What are some of the challenges that local firms or foreign firms expanding into the Region face?
Finance is the fundamental challenge. Particularly when smaller companies enter the market, banks tend to be hesitant to lend capital to investors coming to Iraq. There is very little understanding and empathy for ventures in Iraq. It is assumed, sometimes for good reason, that it is a high-risk investment environment. Even when the businesses themselves are quite capable, the perception is that the business landscape is difficult to navigate, that there is significant political risk, or that bureaucracy and red tape will increase costs. So, there are many challenges, some perhaps exaggerated, that make would-be lenders hesitant to lend capital.

Contributing to this problem is that western banks are slow to enter the market. This might be starting to change; some banks are coming here, such Standard Chartered. But, many banks still do not want to deal with Iraqi business, whether that is an Iraqi company or a foreign company doing work in Iraq.

What role are local banks playing in the Region’s financial development?
Attaining financing from local banks is possible, but also carries its challenges. Local banks are wedded to the idea of using land as collateral for the loans they extend. That is very problematic for foreign companies expanding here, because land ownership is quite difficult for foreigners. Some banks, in very limited circumstances have deviated from this, which is encouraging. For major projects, for example, there can be a degree of confidence that encourages banks to lend. For day-to-day business, however, loans are available but often challenging to acquire. Additionally, lending periods are short and interest rates tend to be very high.

We anticipate continued growth in the next several years, but also, as success stories of recent growth in the past few years reach global investors, we anticipate that more capital will be drawn to the Kurdistan Region. In this regard, we believe that there is significant upside to investing here.

Are there any up-and-coming sectors that you might point investors in the Region to?
We think that much new growth will come from Agriculture. Growth in the sector is not simple; there are issues with technology transfer, and getting people interested in it. However, to address the challenges, we keep our investment simple, in corn and wheat. In addition to its simplicity, there is major potential for expansion in the sector. There is a lot of flat plain land, especially south of Erbil, that is astonishingly empty. It does not require a new economy or new markets; people will always eat, regardless of oil exports or other economic factors. It will also underpin food security for the Iraqi population. Additionally, once demand is met within Iraq, there is significant potential for exports to Iraq's neighbors who do not have the arable land that Kurdistan has, such as Saudi Arabia, Qatar, and Kuwait.
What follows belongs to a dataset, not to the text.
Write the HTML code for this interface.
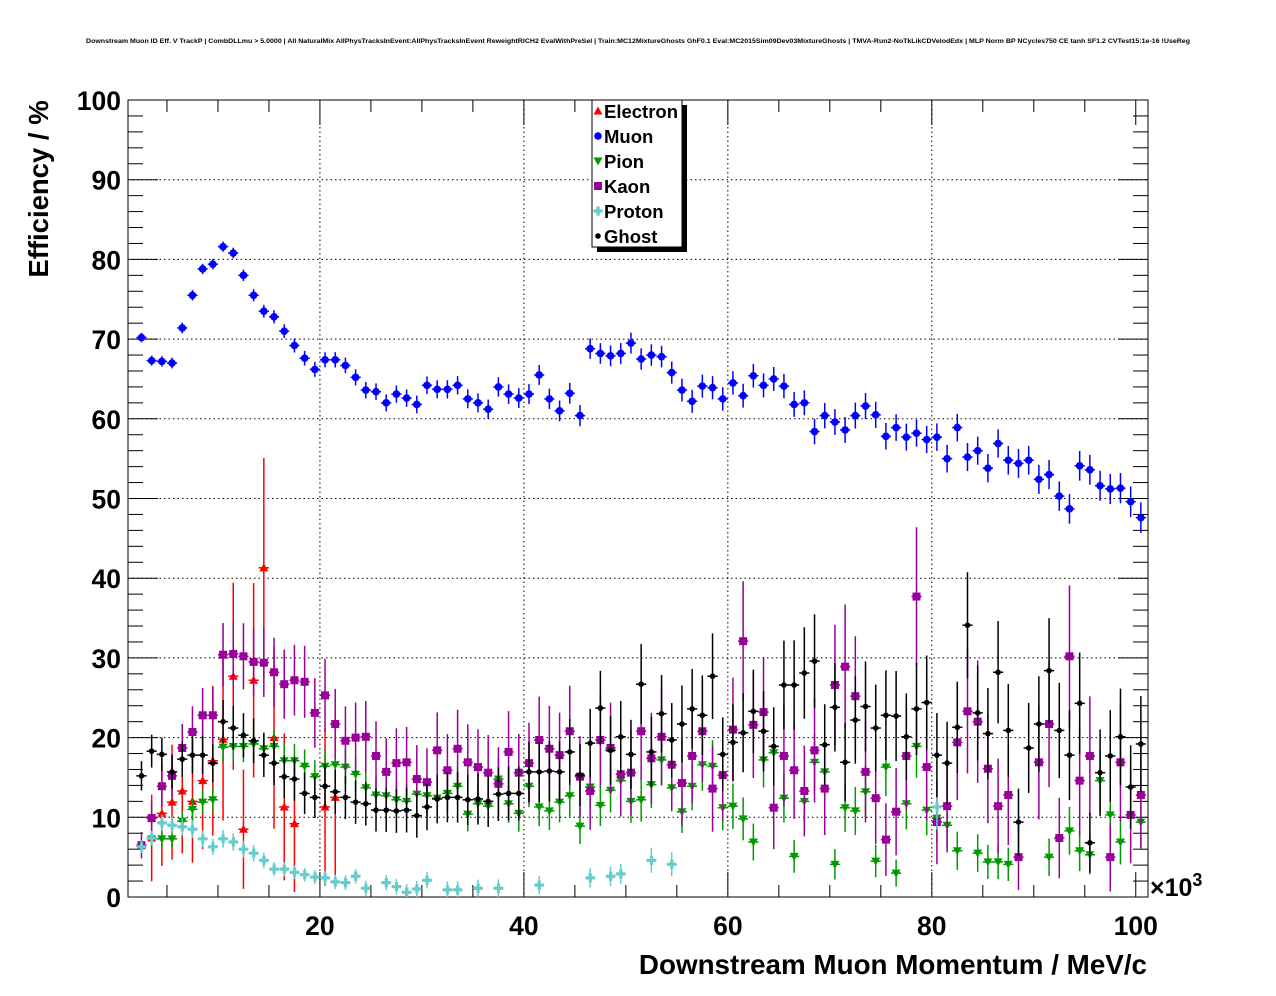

Gulf countries are buying large tracts of land in Eastern Europe and Africa to ensure their food security, but with Kurdistan as a much nearer neighbor, it could be a much more strategic source for imports or investment. An enormous amount of grain is shipped daily to the gulf countries from around the world. However, if it came from Kurdistan it would reduce shipping costs, and at times of pinched supply, decrease the risk that shipments are diverted.

How would you assess the liquidity of the Iraqi private equity market?
I would describe the market as surprisingly liquid. While most of the businesses operating here today are too small to employ major investment banks to be value them, to raise capital for them or to deal with mergers and acquisitions for them, there are investors out there to buy stakes in firms. However, we are mindful of the fact that if our firm wanted to sell a business today, it would take time to complete the transaction, because Kurdistan is such a niche market, and the market still does not have a lot of visibility to global investors. Despite this, we are quite comfortable with the investment environment here, and we are optimistic that Kurdistan will become increasingly competitive and garner increasing attention from international investors. We find that the discount on equity, caused by the lack of competition here, makes the Region a very worthwhile place to invest. We anticipate continued growth in the next several years, but also, as success stories of recent growth in the past few years reach global investors, we anticipate that more capital will be drawn to the Region. In this regard, we believe that there is significant upside to investing here.